* Written task: Locate and copy all lines bearing the word "React".

:::::

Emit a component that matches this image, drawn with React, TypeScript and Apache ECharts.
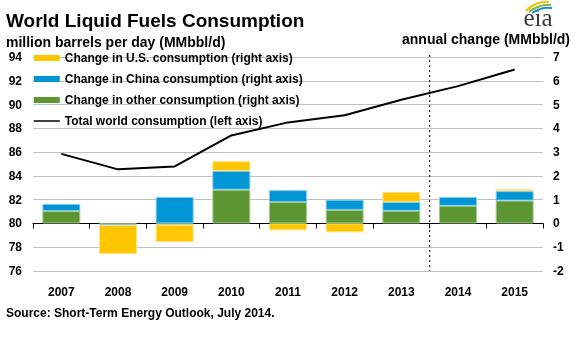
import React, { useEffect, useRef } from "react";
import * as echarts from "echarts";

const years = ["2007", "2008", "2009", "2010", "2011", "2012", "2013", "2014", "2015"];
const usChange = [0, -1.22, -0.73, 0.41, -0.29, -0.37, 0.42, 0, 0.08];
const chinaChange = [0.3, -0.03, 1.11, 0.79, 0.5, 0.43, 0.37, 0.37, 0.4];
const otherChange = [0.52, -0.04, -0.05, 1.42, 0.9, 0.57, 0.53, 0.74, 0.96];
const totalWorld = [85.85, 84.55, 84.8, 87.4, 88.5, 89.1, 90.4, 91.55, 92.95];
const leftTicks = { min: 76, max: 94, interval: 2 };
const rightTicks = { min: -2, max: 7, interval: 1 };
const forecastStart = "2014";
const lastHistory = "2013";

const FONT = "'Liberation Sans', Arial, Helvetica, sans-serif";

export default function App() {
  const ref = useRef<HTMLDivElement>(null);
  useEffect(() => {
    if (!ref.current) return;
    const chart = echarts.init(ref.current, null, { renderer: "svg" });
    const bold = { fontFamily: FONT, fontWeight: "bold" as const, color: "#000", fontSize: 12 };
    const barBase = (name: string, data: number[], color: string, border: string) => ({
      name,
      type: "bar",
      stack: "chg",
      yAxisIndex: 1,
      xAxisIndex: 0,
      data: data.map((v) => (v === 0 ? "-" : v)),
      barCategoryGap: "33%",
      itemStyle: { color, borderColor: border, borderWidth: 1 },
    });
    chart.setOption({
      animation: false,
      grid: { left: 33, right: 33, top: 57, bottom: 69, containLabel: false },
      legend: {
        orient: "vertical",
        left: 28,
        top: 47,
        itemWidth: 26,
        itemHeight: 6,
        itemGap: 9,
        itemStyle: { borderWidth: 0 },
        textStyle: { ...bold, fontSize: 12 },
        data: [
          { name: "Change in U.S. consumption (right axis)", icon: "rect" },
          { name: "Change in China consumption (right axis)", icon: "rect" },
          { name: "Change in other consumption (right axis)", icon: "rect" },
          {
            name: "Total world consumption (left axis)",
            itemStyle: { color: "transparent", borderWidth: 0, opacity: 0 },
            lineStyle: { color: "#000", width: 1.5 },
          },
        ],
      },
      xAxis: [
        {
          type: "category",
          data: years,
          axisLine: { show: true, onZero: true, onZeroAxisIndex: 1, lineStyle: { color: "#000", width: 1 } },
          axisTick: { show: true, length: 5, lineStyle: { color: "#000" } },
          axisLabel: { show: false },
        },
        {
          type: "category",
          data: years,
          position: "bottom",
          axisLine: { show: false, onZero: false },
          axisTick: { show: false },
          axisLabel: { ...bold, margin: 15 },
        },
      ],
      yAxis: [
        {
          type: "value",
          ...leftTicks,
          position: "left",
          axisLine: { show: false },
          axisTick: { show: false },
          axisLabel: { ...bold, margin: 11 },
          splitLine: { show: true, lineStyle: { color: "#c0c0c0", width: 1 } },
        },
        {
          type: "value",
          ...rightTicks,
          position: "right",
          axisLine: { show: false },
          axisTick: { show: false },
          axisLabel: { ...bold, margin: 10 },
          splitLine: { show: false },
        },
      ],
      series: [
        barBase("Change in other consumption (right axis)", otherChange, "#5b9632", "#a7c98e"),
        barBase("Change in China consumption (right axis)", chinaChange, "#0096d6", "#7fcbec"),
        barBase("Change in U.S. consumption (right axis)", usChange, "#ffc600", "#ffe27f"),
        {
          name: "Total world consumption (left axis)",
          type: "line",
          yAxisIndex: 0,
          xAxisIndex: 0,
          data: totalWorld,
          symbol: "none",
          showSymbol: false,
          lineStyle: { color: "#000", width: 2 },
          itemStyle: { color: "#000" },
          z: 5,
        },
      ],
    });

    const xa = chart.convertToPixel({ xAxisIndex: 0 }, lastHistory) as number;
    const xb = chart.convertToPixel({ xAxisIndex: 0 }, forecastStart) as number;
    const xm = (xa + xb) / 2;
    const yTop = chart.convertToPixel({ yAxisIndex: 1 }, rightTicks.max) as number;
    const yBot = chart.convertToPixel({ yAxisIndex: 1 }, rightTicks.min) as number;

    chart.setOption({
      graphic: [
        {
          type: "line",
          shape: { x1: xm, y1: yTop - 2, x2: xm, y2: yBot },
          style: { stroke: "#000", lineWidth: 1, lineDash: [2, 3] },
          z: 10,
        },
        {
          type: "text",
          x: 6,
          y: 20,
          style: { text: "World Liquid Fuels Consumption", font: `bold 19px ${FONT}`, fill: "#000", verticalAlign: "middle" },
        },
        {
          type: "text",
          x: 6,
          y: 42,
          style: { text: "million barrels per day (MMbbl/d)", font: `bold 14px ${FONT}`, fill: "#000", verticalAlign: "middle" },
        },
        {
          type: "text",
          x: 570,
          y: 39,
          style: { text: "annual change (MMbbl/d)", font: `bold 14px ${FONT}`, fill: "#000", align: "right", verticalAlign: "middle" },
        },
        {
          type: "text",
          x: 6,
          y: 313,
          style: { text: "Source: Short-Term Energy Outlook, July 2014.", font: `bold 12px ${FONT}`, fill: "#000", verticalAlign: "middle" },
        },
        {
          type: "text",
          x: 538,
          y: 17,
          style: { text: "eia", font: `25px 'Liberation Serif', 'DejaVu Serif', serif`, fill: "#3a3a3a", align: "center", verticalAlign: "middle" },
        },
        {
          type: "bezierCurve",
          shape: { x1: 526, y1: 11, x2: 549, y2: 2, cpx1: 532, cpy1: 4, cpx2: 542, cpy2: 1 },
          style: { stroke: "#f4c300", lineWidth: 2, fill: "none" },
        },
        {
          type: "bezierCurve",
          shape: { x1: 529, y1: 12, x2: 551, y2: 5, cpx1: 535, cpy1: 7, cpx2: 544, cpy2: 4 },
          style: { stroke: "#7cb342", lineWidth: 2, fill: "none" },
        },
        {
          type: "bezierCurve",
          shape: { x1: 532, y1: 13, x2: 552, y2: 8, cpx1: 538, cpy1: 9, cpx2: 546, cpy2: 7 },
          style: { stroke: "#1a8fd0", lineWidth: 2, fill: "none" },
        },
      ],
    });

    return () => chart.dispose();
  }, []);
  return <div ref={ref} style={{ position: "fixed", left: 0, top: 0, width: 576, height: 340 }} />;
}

:::::

* Result of the task:
Emit a component that matches this image, drawn with React, TypeScript and Apache ECharts.
import React, { useEffect, useRef } from "react";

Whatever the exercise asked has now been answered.